3D printing of single atom catalysts pioneered

A large international collaboration led by Prof Shizhang Qiao, an Australian Laureate Fellow at the University of Adelaide has developed a straightforward and cost-effective synthesizing approach using a 3D printing technique to produce single-atom catalysts (SACs)—potentially paving the way for large-scale commercial production with broad industrial applications.

The research has been published in Nature Synthesis.

The team mailed in samples to the Australian Synchrotron during the COVID lockdown for materials characterization using the X-ray absorption spectroscopy (XAS) beamline.

A catalyst is a substance that is designed to drive a specific chemical reaction to convert chemicals to other, less harmful, valuable industrial products.

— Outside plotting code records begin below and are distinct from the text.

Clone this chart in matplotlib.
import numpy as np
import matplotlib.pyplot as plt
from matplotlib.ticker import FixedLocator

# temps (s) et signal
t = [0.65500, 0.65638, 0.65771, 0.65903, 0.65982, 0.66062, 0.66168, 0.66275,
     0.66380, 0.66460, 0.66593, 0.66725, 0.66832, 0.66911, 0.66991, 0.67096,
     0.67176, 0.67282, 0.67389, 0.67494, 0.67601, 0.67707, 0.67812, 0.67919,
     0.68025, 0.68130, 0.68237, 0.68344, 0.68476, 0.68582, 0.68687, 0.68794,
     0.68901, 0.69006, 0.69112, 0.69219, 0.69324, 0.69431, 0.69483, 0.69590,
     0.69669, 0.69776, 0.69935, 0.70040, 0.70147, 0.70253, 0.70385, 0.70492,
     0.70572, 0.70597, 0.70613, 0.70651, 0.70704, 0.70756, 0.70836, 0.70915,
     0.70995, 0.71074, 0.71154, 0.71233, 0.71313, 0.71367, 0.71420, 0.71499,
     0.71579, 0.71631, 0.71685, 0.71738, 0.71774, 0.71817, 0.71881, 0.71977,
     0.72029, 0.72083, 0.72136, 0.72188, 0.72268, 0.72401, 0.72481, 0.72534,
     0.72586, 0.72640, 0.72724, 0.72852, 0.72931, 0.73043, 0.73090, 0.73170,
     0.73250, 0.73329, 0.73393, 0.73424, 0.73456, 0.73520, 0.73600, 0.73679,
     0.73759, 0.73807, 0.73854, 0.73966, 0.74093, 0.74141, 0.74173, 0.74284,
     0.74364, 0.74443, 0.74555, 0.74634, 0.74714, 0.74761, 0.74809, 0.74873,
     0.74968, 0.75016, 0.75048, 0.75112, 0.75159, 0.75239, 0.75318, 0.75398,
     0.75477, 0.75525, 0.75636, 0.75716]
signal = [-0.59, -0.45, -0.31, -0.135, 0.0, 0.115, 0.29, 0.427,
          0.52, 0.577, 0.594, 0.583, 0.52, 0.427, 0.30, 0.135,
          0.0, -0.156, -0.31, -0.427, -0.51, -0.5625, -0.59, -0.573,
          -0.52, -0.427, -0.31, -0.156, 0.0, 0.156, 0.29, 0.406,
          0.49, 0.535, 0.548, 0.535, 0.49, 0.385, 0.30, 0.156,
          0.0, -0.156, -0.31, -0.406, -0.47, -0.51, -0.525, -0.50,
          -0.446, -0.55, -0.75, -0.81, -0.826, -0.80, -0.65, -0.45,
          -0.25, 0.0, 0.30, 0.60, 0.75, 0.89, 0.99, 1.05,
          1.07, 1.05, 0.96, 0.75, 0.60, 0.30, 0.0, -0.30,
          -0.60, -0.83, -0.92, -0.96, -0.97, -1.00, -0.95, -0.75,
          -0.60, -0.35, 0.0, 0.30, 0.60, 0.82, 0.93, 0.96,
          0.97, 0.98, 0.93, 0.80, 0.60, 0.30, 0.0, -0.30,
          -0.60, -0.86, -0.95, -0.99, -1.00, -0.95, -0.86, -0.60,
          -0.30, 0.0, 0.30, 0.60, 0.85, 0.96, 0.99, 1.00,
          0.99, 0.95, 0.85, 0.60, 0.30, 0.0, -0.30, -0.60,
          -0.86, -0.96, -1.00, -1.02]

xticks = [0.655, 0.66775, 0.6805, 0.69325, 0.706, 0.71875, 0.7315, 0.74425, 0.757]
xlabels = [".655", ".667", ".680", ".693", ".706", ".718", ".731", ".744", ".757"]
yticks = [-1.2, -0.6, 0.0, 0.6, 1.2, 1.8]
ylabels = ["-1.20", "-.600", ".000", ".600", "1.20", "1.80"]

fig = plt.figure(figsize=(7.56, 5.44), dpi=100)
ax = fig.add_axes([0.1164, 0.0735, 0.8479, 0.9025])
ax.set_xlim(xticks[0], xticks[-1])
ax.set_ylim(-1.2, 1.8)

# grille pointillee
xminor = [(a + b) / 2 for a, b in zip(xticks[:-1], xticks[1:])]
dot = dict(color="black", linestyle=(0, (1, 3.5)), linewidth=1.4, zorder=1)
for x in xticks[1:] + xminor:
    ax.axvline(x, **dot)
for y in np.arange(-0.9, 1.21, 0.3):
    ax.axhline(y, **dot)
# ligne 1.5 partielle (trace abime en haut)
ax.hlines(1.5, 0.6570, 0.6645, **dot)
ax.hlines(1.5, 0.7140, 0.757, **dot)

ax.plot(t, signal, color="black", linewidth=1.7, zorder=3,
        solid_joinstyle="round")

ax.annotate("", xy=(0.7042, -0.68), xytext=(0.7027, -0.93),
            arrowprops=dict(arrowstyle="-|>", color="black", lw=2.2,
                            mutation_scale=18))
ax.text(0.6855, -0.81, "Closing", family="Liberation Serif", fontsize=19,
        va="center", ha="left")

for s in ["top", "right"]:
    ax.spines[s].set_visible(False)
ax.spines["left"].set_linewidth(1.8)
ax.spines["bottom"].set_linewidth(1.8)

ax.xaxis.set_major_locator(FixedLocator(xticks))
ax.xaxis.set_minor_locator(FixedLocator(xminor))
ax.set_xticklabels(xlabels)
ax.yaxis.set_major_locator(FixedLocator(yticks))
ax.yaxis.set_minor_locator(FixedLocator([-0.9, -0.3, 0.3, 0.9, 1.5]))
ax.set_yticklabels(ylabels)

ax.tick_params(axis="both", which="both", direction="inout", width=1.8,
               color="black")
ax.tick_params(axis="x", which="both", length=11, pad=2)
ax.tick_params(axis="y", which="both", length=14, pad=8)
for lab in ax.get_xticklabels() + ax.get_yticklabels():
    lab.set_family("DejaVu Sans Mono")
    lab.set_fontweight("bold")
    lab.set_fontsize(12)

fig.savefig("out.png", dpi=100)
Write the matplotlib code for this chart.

The efficiency at which a given catalyst aids the reaction is often found to be determined by its surface area.

For example, a bulk metallic cobalt foil may aid in chemical reductions, but the same number of cobalt atoms in the form of nanoparticles would be significantly more efficient given the greater surface area available for the reaction to take place.

Taken to its extreme, single-atom catalysts (SACs) refer to individual metal atoms, not bonding to metal but often dispersed uniformly on a fixed substrate (such as carbon), offering the highest possible value of atom economy.

The ideal atom economy, known as 100% atom economy, for a chemical reaction is a process in which all reactant atoms are found in the desired product.

The isolated metal atoms have unique and novel physical and chemical properties, driving efficient and tailored catalytic reactions with extremely high catalytic activity.

However, current production methods of wet-chemical processes, mechano-chemical abrasion, thermal shockwave, and laser irradiation are considered complex, costly and impractical for mass production.

"We have developed a synthesis approach that allows the use of 3D printing to fabricate single-atom catalysts. Our method has the potential to be more cost-effective and simpler than current approaches," explained Prof. Qiao.

3D printing allows the customization of geometric designs from millimeters to meters, which is important for industrial applications.

The combination of 3D printing and single-atom catalysts provides a promising but simplified way to manufacture SACs at different scales.

"This novel combination has the potential to advance Australia's status as a global leader in tackling the effects of climate change and help us take the lead in new techniques to make chemicals that benefit society," said Prof. Qiao.

Senior scientist Dr. Bernt Johannessen, also a co-author on the paper and long-time collaborator, carried out measurements on the XAS beamline for the research team across multiple beamtime allocations (and multiple COVID lockdowns).

"Pleasingly, we were able to confirm that the 3D printing technique had produced a material consisting of isolated single atom sites as opposed to nanoparticles or clusters of atoms. The instrument allows us to differentiate between cobalt bonding to light elements, like carbon, or cobalt bonding to other cobalt to form nanoparticles," confirmed by Dr. Johannessen.

"The larger clusters you have, the less effective they will be as single-atom catalysts, so the confirmation of the isolated nature of single-atom sites is crucial to the project conclusions and potential industrial applications.

"The XAS Beamline at ANSTO has been integral to a number of high-profile studies in this field over the past several years now, and we are looking forward to seeing how our user community continues to grow over the years ahead."